→ **Recorded information**

•••••

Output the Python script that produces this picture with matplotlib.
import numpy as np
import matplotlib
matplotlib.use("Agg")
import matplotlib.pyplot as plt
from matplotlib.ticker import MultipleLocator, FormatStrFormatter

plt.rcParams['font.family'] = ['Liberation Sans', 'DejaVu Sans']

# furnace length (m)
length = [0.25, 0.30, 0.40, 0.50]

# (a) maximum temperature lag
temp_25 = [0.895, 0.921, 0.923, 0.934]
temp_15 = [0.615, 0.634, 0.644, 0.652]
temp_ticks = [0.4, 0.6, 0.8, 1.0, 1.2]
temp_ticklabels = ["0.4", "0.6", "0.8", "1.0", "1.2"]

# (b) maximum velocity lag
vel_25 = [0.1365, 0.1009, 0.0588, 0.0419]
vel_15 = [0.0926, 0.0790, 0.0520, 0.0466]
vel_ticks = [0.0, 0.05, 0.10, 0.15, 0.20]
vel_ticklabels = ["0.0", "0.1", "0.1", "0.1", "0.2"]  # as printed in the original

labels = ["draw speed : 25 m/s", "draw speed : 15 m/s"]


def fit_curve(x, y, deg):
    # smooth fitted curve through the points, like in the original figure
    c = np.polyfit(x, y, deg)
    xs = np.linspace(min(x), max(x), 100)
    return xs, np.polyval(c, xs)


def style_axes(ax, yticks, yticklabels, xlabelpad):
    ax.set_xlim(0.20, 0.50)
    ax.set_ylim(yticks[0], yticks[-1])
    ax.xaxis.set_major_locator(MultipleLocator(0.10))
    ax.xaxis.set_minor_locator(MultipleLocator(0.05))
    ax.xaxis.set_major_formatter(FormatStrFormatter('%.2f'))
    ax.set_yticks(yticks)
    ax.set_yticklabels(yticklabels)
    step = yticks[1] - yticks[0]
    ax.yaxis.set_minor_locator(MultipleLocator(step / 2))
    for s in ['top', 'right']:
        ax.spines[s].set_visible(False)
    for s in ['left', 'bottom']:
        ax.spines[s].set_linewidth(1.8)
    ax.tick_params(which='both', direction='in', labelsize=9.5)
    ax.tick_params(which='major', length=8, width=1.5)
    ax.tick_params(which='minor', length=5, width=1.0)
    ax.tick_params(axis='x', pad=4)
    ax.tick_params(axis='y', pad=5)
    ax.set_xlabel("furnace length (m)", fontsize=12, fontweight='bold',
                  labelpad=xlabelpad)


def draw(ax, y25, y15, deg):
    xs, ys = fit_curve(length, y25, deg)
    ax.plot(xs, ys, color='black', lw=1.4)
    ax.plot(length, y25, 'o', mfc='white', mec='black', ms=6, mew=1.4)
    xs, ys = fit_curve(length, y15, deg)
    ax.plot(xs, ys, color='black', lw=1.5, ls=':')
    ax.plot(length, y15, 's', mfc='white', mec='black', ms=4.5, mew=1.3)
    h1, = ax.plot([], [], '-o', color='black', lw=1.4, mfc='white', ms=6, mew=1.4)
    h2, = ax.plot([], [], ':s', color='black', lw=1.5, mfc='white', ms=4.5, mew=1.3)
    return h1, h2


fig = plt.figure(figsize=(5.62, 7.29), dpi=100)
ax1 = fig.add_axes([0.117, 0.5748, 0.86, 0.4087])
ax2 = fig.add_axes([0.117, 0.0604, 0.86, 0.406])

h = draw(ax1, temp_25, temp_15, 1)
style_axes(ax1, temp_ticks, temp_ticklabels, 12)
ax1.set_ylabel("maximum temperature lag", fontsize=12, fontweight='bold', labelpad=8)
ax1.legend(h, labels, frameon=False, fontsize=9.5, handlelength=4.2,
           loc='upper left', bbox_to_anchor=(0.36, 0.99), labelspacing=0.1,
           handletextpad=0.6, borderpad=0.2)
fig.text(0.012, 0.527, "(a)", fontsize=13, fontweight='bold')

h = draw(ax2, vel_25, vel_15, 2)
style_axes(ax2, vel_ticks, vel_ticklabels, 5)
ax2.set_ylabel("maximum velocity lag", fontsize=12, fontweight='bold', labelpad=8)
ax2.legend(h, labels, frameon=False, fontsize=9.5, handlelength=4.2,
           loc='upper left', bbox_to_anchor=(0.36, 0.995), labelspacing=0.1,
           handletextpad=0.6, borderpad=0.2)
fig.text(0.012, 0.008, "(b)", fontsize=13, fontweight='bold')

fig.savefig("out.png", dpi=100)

•••••

→ **What is asked**
Transcribe the material exactly as it reads.

→ **Full solution**
Output the Python script that produces this picture with matplotlib.
import numpy as np
import matplotlib
matplotlib.use("Agg")
import matplotlib.pyplot as plt
from matplotlib.ticker import MultipleLocator, FormatStrFormatter

plt.rcParams['font.family'] = ['Liberation Sans', 'DejaVu Sans']

# furnace length (m)
length = [0.25, 0.30, 0.40, 0.50]

# (a) maximum temperature lag
temp_25 = [0.895, 0.921, 0.923, 0.934]
temp_15 = [0.615, 0.634, 0.644, 0.652]
temp_ticks = [0.4, 0.6, 0.8, 1.0, 1.2]
temp_ticklabels = ["0.4", "0.6", "0.8", "1.0", "1.2"]

# (b) maximum velocity lag
vel_25 = [0.1365, 0.1009, 0.0588, 0.0419]
vel_15 = [0.0926, 0.0790, 0.0520, 0.0466]
vel_ticks = [0.0, 0.05, 0.10, 0.15, 0.20]
vel_ticklabels = ["0.0", "0.1", "0.1", "0.1", "0.2"]  # as printed in the original

labels = ["draw speed : 25 m/s", "draw speed : 15 m/s"]


def fit_curve(x, y, deg):
    # smooth fitted curve through the points, like in the original figure
    c = np.polyfit(x, y, deg)
    xs = np.linspace(min(x), max(x), 100)
    return xs, np.polyval(c, xs)


def style_axes(ax, yticks, yticklabels, xlabelpad):
    ax.set_xlim(0.20, 0.50)
    ax.set_ylim(yticks[0], yticks[-1])
    ax.xaxis.set_major_locator(MultipleLocator(0.10))
    ax.xaxis.set_minor_locator(MultipleLocator(0.05))
    ax.xaxis.set_major_formatter(FormatStrFormatter('%.2f'))
    ax.set_yticks(yticks)
    ax.set_yticklabels(yticklabels)
    step = yticks[1] - yticks[0]
    ax.yaxis.set_minor_locator(MultipleLocator(step / 2))
    for s in ['top', 'right']:
        ax.spines[s].set_visible(False)
    for s in ['left', 'bottom']:
        ax.spines[s].set_linewidth(1.8)
    ax.tick_params(which='both', direction='in', labelsize=9.5)
    ax.tick_params(which='major', length=8, width=1.5)
    ax.tick_params(which='minor', length=5, width=1.0)
    ax.tick_params(axis='x', pad=4)
    ax.tick_params(axis='y', pad=5)
    ax.set_xlabel("furnace length (m)", fontsize=12, fontweight='bold',
                  labelpad=xlabelpad)


def draw(ax, y25, y15, deg):
    xs, ys = fit_curve(length, y25, deg)
    ax.plot(xs, ys, color='black', lw=1.4)
    ax.plot(length, y25, 'o', mfc='white', mec='black', ms=6, mew=1.4)
    xs, ys = fit_curve(length, y15, deg)
    ax.plot(xs, ys, color='black', lw=1.5, ls=':')
    ax.plot(length, y15, 's', mfc='white', mec='black', ms=4.5, mew=1.3)
    h1, = ax.plot([], [], '-o', color='black', lw=1.4, mfc='white', ms=6, mew=1.4)
    h2, = ax.plot([], [], ':s', color='black', lw=1.5, mfc='white', ms=4.5, mew=1.3)
    return h1, h2


fig = plt.figure(figsize=(5.62, 7.29), dpi=100)
ax1 = fig.add_axes([0.117, 0.5748, 0.86, 0.4087])
ax2 = fig.add_axes([0.117, 0.0604, 0.86, 0.406])

h = draw(ax1, temp_25, temp_15, 1)
style_axes(ax1, temp_ticks, temp_ticklabels, 12)
ax1.set_ylabel("maximum temperature lag", fontsize=12, fontweight='bold', labelpad=8)
ax1.legend(h, labels, frameon=False, fontsize=9.5, handlelength=4.2,
           loc='upper left', bbox_to_anchor=(0.36, 0.99), labelspacing=0.1,
           handletextpad=0.6, borderpad=0.2)
fig.text(0.012, 0.527, "(a)", fontsize=13, fontweight='bold')

h = draw(ax2, vel_25, vel_15, 2)
style_axes(ax2, vel_ticks, vel_ticklabels, 5)
ax2.set_ylabel("maximum velocity lag", fontsize=12, fontweight='bold', labelpad=8)
ax2.legend(h, labels, frameon=False, fontsize=9.5, handlelength=4.2,
           loc='upper left', bbox_to_anchor=(0.36, 0.995), labelspacing=0.1,
           handletextpad=0.6, borderpad=0.2)
fig.text(0.012, 0.008, "(b)", fontsize=13, fontweight='bold')

fig.savefig("out.png", dpi=100)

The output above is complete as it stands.